'Sowed from the Highest Office': Cory Booker Goes on Anti-Trump Rant at Charleston Church Shooting Site
The weekend’s tragedies in El Paso, Texas, and Dayton, Ohio, have brought out the worst in leftists.
As if those mass shootings that killed more than 30 weren’t horrible enough, some Democrats’ reactions are compounding the hate.
New Jersey Sen. Cory Booker — just as Rep. Alexandria Ocasio-Cortez, former Texas Rep. Beto O’Rourke and a growing number of others have — continues to lay blame at the feet of President Donald Trump for the shootings.
Emanuel AME Church in Charleston, South Carolina — where a white supremacist fatally shot nine parishioners in 2015 — hosted Booker on Wednesday, when the senator teed off.
Booker asserted it would be remiss to strictly blame the El Paso massacre on the gunman’s evil nature.

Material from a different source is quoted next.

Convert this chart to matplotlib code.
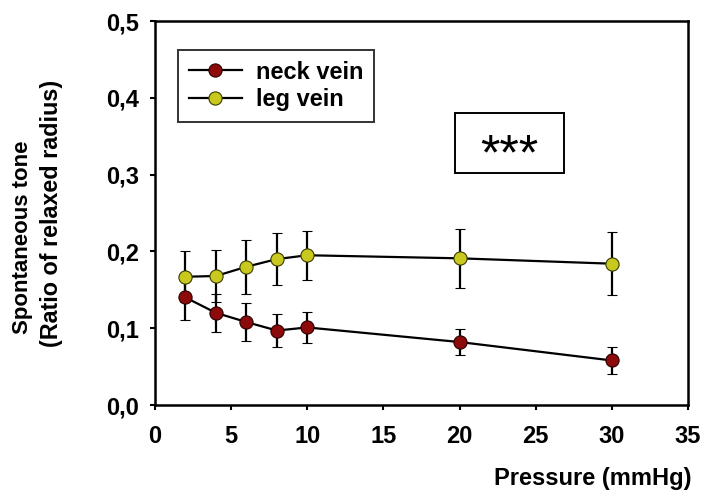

“It was sowed from the highest office in our land, where we see in tweets and rhetoric hateful words that ultimately endanger the lives of people in our country, people of color, immigrants,” the senator said.
With his ever-present, wide-eyed smirk, Booker claimed that “White supremacy has always been a problem” in part due to “dangerous intolerance” within America.
Time and again, the former mayor of Newark, New Jersey, comes across more as a dogmatic preacher than a viable 2020 presidential challenger.
And he isn’t the only one pushing insane narratives about the president.
Even after the president ordered American flags be lowed to half-staff until Aug. 8 — a gesture to help unite and heal the nation — an ex-FBI employee questioned the act as a nod to white supremacists (because of the fractional date 8/8). That’s not only an insulting stretch, but something Hollywood’s most imaginative fictional story-spinner couldn’t conjure up.
One almost gets the impression that leftists, including media members such as Mika Brzezinski, are playing a childish game of one-upmanship.
Their unreasonable and unproductive mindset: Let’s see who can say the worst thing about Trump.
Who has time for real-world issues when politicians can just coast along until November 2020 — attacking Trump and Republicans between now and then?
For the epitome of such behavior, consider Rep. Alexandria Ocasio-Cortez spending her time directing tweets about a cardboard cutout to Senate Majority Leader Mitch McConnell.
Your tax dollars at work, folks.
Going back to Booker’s address Wednesday, perhaps the most curious segment was when he said the real question is “Who is and isn’t doing something” about racism.
President Trump? He has denounced it repeatedly. On Monday, he spoke to the nation about the mass shootings in a necessary, helpful manner.
Meanwhile, what is Booker doing? Reiterating that Trump is somehow planting seeds of hatred and that America is rooted in evil.
The New Jersey senator’s approach sounds more like a high-speed ride to obscurity than a winning strategy to occupy the “highest office” in 2020.